Without realizing it as it happened, Paddy has moved herself beyond the confines of her place of origin. She knows she is in two kinds of danger: falling victim to the killer, and failing to make it all the way out of one closed society into another. In between is no man’s land, a kind of walking death, belonging nowhere. To survive, Paddy must not only escape, she must make herself into the person who gets to tell the story, she has to become an accepted part of a new cultural group.

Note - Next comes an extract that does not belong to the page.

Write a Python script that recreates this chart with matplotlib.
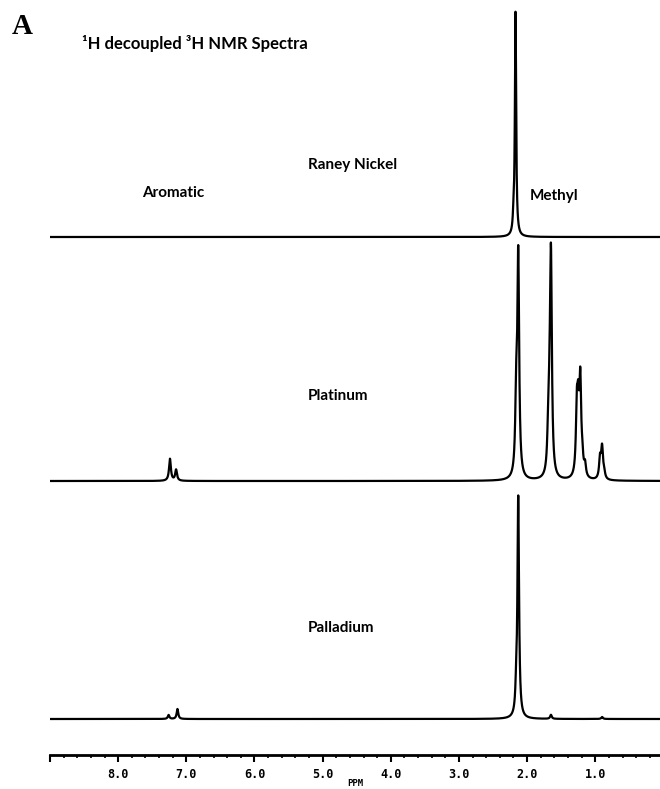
import numpy as np
import matplotlib.pyplot as plt
from matplotlib.ticker import MultipleLocator

# peak lists: (ppm, height in px above baseline)
raney_ppm = [2.17, 2.20]
raney_height = [224, 12]

platinum_ppm = [7.24, 7.15, 2.16, 2.13, 1.69, 1.67, 1.65, 1.27, 1.25, 1.22,
                1.19, 1.15, 0.93, 0.90, 0.87]
platinum_height = [22, 11, 70, 220, 35, 45, 215, 62, 55, 92, 14, 12, 20, 31, 6]

palladium_ppm = [7.26, 7.13, 2.16, 2.13, 1.65, 0.90]
palladium_height = [4, 10, 20, 220, 4, 2]

sample_names = ["Raney Nickel", "Platinum", "Palladium"]
baselines = [518, 274, 36]  # px above the axis line
line_hwhm = [0.011, 0.016, 0.014]

tick_values = [8.0, 7.0, 6.0, 5.0, 4.0, 3.0, 2.0, 1.0]


def spectrum(ppm_grid, centers, heights, hwhm):
    y = np.zeros_like(ppm_grid)
    for c, h in zip(centers, heights):
        y += h / (1 + ((ppm_grid - c) / hwhm) ** 2)
    return y


W, H = 660, 789
fig = plt.figure(figsize=(W / 100, H / 100), dpi=100)
ax = fig.add_axes([50 / W, (H - 755) / H, 610 / W, 745 / H])

x = np.linspace(9.0, 0.05, 8000)
all_peaks = [(raney_ppm, raney_height), (platinum_ppm, platinum_height),
             (palladium_ppm, palladium_height)]
for (pp, hh), base, w in zip(all_peaks, baselines, line_hwhm):
    ax.plot(x, base + spectrum(x, pp, hh, w), color="black", lw=1.6,
            solid_joinstyle="round")

ax.set_xlim(9.0, 0.05)
ax.set_ylim(0, 745)
for s in ["top", "left", "right"]:
    ax.spines[s].set_visible(False)
ax.spines["bottom"].set_linewidth(2)
ax.set_yticks([])
ax.set_xticks(tick_values + [9.0])
ax.set_xticklabels([f"{t:.1f}" for t in tick_values] + [""])
ax.xaxis.set_minor_locator(MultipleLocator(0.2))
ax.tick_params(axis="x", which="major", direction="out", length=5, width=1.5,
               pad=4, labelsize=8.5)
ax.tick_params(axis="x", which="minor", direction="out", length=2.5, width=1.2)
for lab in ax.get_xticklabels():
    lab.set_family("DejaVu Sans Mono")
    lab.set_fontweight("bold")
ax.set_xlabel("PPM", family="DejaVu Sans Mono", fontweight="bold",
              fontsize=6.5, labelpad=-1)

lbl = dict(family="Lato", fontweight="bold", fontsize=11, ha="left", va="center")
fig.text(12 / W, 1 - 27 / H, "A", family="Liberation Serif", fontweight="bold",
         fontsize=21, ha="left", va="center")
fig.text(82 / W, 1 - 44 / H, "¹H decoupled ³H NMR Spectra", fontsize=12,
         **{k: v for k, v in lbl.items() if k != "fontsize"})
fig.text(308 / W, 1 - 165 / H, sample_names[0], **lbl)
fig.text(142 / W, 1 - 193 / H, "Aromatic", **lbl)
fig.text(530 / W, 1 - 196 / H, "Methyl", **lbl)
fig.text(308 / W, 1 - 396 / H, sample_names[1], **lbl)
fig.text(308 / W, 1 - 628 / H, sample_names[2], **lbl)

fig.savefig("out.png", dpi=100)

Now, I’m not going to tell you what happens. I will say that it seems evident that the book was originally envisioned by Mina as another examination of the tight intersection between psychology, crime and the law, focused more on the murder itself and what, in her ackowledgements, she calls the “construction of child offenders.” The book as it is now is clearly aimed at the big screen, complete with a politically acceptable (i.e., Male) deus ex machina. Mina’s previous novel, Deception, was fresh voice with stunning talent. In Field of Blood we have good writing and a good story with snappy banter and characters who are appropriately likeable or despicable, but conventionally told, and whatever freshness that’s left is subtle enough to have made it past the suits in marketing. Where Deception was a fine example of genre fiction taken to the level of literature, Field of Blood is a good crime novel/coming of age story. You see the same sort of loss of voice between Deja Dead and Death du Jour by Kathy Reichs. It doesn’t mean they’re bad books, quite the contrary, just that the sense of them being the genuine voice of the author is gone, and replaced by the sense of the content being tailored to the dictates of the publishing house, itself both driven by and driving the tastes of the reading public.
That said, read the book. It’s worth cover price, and the time.